A resurgence of canoe travel culture has emerged with the creation of modern canoe tribal journeys; which necessitates these traditional canoes for multi-day inter-tribal journeys to a common destination each summer.
There is also an increase in the use of canoes for ceremonial and practical purposes. It is an exciting time of reconnecting with caneoing roots for coastal native people.
The basic Tla-o-qui-aht design evolved for the many moods of the Pacific ocean and has remained unchanged for as long as our people can remember.
The canoes are built with a high bow which enables landing on surf beaches. The canoe is backed in towards the beach with the bow facing incoming waves. The waves split off the high bow and don’t swamp the canoe.
The hull shape is a fine-tuned with a gradual swell which is conducive to retaining speed.In the past Nuuchahnulth people hunted large sea mammals including various kinds of whales from these canoes. The whales were often much larger than the canoe and could tow the canoe on rough seas.

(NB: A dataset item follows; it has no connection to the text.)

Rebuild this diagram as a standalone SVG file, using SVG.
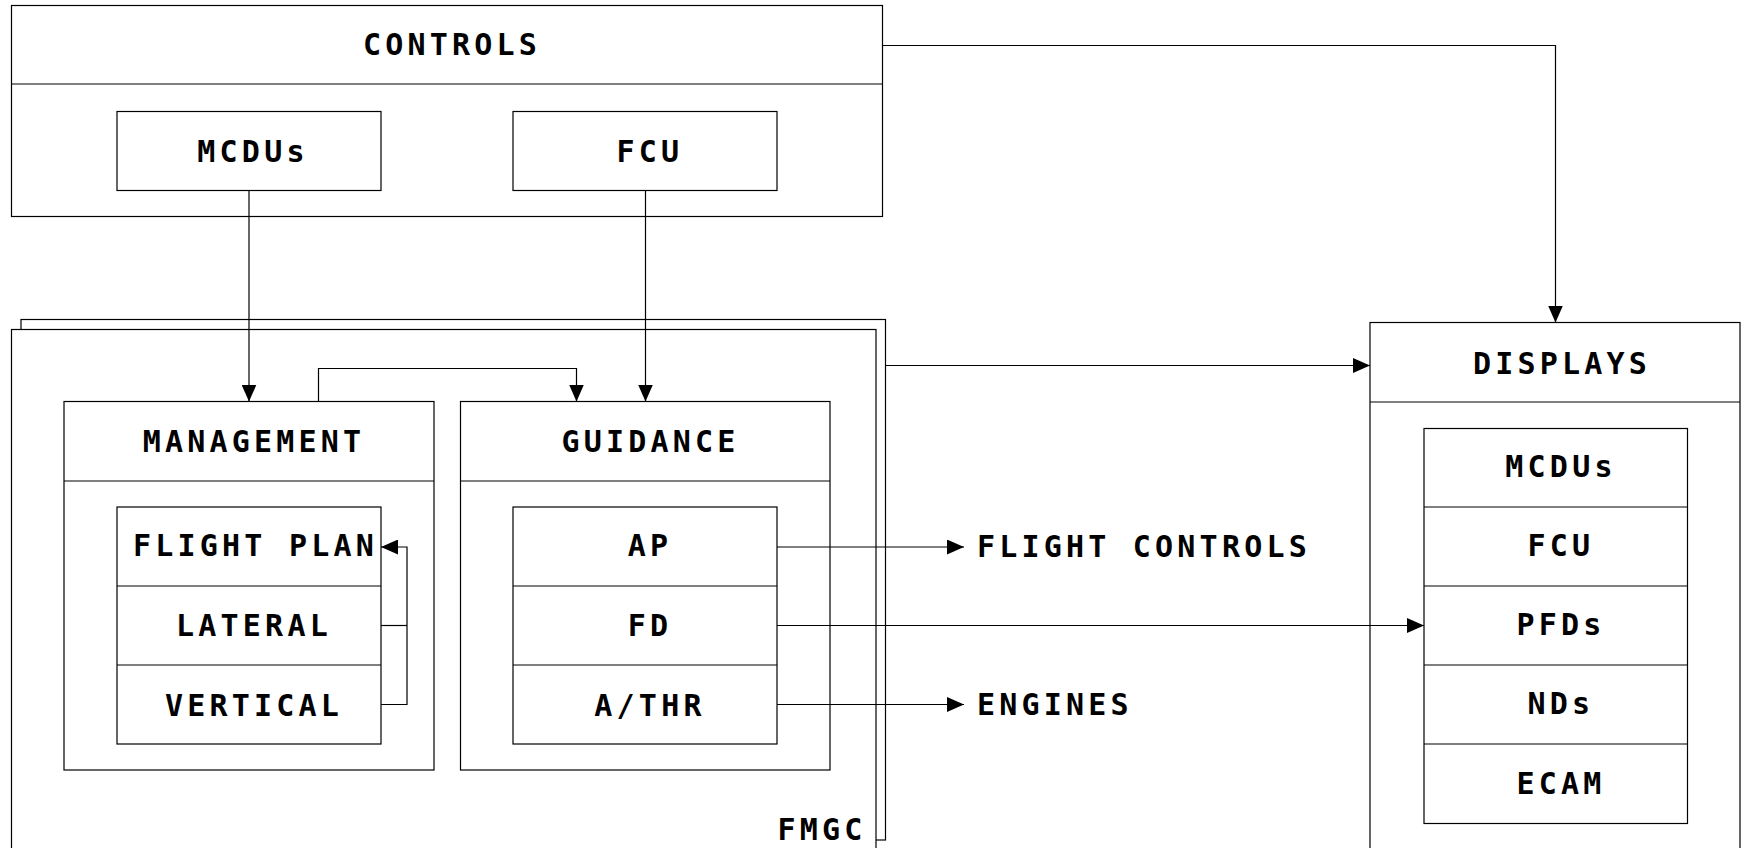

For this purpose, the canoe had to be seaworthy and the crew had to be knowledgeable and experienced. The favoured size for a whale hunting canoe is 32- 35 feet.
The red interior of the canoe represents life, the color of blood, because the canoe is an access tool for resources providing life. The outside is traditionally singed black which hardens the wood and can lengthen the canoes’ lifespan.
The prow piece has a groove carved into it to hold a harpoon or sail mast.
The white stripes at each end are for peace when travelling through other tribes territories.
The prow is shaped like a wolfs head. The wolf is the character in our stories who is a keeper of natural law and is very disciplined. The wolf is much respected in Nuuchahnulth communities.
The Nuuchahnulth canoe is not as commonly seen as in the past, but the life of these canoes is far from over. This is a time of resurgence as today the Nuuchahnulth canoe is carved, and carried off the beach and into the ocean more and more often to taste the salty seas.